Do tego raz w miesiącu na uczelni odbywały się zajęcia gdzie przyjeźdżali programiści z okolicznych firm i w parach ze studentami rozwiązywali określone na spotkaniu zadanie.

Biały Samiec napisał(a):

Jakim trzecim językiem się zająłeś? Dla mnie był to rosyjski.

Rosyjskiego znam podstawy(ze szkoły średniej), postawiłem teraz na hiszpański ale nie ze względów zawodowych, a bardziej z pasji ponieważ zawsze chciałem się go nauczyć aczkolwiek przyznaję, że rosyjski jest na prawdę przyjemny do nauki :) Tym bardziej dla nas, chociaż nie które słówka znacząco potrafią się różnic :) Powodzenia w nauce :)

1

Nie twierdzę że nie wyniosłem nic, a jedynie że informacje mi przekazywane nie tylko są przekazywane w nieciekawy sposób ale są też mało przydatne jeśli chodzi o przydatność do pracy w zawodzie.

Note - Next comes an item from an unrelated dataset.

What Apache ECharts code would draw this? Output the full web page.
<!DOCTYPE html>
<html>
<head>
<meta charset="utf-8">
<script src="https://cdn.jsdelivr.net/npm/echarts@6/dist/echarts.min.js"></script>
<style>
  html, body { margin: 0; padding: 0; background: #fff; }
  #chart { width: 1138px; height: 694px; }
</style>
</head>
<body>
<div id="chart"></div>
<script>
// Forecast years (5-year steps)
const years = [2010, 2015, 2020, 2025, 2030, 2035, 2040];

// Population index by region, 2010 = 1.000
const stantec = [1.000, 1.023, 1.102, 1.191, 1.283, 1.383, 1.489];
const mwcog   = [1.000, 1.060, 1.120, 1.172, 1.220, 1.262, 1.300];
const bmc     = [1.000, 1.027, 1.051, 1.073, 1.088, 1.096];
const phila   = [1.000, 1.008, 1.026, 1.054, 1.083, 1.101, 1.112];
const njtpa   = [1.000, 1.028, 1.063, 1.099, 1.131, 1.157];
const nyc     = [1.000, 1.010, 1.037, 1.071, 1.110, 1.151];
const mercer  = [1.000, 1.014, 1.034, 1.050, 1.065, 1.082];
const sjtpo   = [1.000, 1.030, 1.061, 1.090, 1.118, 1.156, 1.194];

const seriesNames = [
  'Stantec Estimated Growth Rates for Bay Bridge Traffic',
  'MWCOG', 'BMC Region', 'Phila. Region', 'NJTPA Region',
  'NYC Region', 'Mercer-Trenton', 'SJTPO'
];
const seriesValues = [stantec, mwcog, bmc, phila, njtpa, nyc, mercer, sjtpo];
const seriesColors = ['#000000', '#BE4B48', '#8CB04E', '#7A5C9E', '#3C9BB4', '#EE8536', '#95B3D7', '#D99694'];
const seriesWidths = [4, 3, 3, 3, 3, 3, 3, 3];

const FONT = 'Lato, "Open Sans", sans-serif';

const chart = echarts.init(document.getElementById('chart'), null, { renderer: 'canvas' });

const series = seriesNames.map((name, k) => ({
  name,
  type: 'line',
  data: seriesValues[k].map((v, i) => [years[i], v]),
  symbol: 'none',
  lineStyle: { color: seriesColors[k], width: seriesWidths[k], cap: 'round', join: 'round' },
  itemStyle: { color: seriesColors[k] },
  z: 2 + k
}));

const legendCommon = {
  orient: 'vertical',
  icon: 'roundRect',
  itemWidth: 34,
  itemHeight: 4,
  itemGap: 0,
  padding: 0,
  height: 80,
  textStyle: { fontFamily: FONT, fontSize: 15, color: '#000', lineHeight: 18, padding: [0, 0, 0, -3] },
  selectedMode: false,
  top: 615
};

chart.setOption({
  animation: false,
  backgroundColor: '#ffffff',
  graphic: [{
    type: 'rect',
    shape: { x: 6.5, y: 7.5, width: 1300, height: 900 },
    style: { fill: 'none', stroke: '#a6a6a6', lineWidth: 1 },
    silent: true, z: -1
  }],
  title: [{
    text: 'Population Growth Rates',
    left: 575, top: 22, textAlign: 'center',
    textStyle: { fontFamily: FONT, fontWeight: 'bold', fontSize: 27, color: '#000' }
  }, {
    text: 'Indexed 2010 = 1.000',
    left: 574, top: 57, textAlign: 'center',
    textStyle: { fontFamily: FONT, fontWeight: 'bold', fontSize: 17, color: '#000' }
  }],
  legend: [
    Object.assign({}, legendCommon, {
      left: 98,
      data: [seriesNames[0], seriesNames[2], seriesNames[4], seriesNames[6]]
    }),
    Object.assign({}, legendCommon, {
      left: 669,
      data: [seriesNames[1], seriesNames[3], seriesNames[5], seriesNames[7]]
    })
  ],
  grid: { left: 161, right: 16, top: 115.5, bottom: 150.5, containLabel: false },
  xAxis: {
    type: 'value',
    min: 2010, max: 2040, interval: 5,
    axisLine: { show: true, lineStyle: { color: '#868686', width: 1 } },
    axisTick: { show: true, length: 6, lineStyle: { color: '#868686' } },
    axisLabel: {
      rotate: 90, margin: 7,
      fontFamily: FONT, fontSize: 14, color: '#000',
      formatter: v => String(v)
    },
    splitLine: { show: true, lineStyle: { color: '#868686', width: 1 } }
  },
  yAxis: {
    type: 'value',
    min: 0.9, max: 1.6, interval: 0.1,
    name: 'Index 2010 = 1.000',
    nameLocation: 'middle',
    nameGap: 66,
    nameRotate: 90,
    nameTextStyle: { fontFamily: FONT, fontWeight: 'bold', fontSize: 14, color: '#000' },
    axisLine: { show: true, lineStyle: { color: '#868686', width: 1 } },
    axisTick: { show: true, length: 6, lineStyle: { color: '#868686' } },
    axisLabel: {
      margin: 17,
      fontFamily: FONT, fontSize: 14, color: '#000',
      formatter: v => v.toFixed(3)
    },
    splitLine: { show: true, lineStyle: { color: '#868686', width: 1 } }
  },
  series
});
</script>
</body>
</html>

Bo twój zawód niemalże nijak sie ma do studiowanego kierunku, to chyba dość oczywiste. No chyba że jesteś na studiach które sie nazywają inżynieria oprogramowania, wtedy faktycznie masz powód do narzekania :) Poszedłęś studiować astronomię i narzekasz że nie uczą cię tam jak budować teleskopy.

Sama teoria była ograniczona do minimum

Śmieszy mnie trochę kiedy ktoś podnosi taki argument jako plus, ale wiem że to jest domena młodych. Cieszą się strasznie że mają "praktyczne zajecia" i zamiast uczyć się "nudnej teorii" ktoś im wykłada jak klepać formatki w Springu. Tylko że frameworki się zmieniają, dziś jest X, jutro będzie Y i nagle ta cała praktyczna wiedza staje się bezużyteczna. Polecam do poczytania: https://www.joelonsoftware.com/2005/12/29/the-perils-of-javaschools-2/

Czy studia magisterskie z informatyki nauczą cię wiele w kontekście pracy programisty? Nie, bo nie taka jest ich rola.

0

nie nauczyłem się nic przydatnego w moim zawodzie, a samo nauczanie jest w 99% nastawione na samą teorię.

Jakbym miał iść na informatykę, to cieszyłbym się bardziej, jakby mnie uczyli teorii np. o matematyce dyskretnej czy sieciach neuronowych, niż żeby mnie uczyli podstaw programowania czy innej "praktyki" przeznaczonej dla kompletnych noobów, którzy w życiu nie mieli styczności z programowaniem.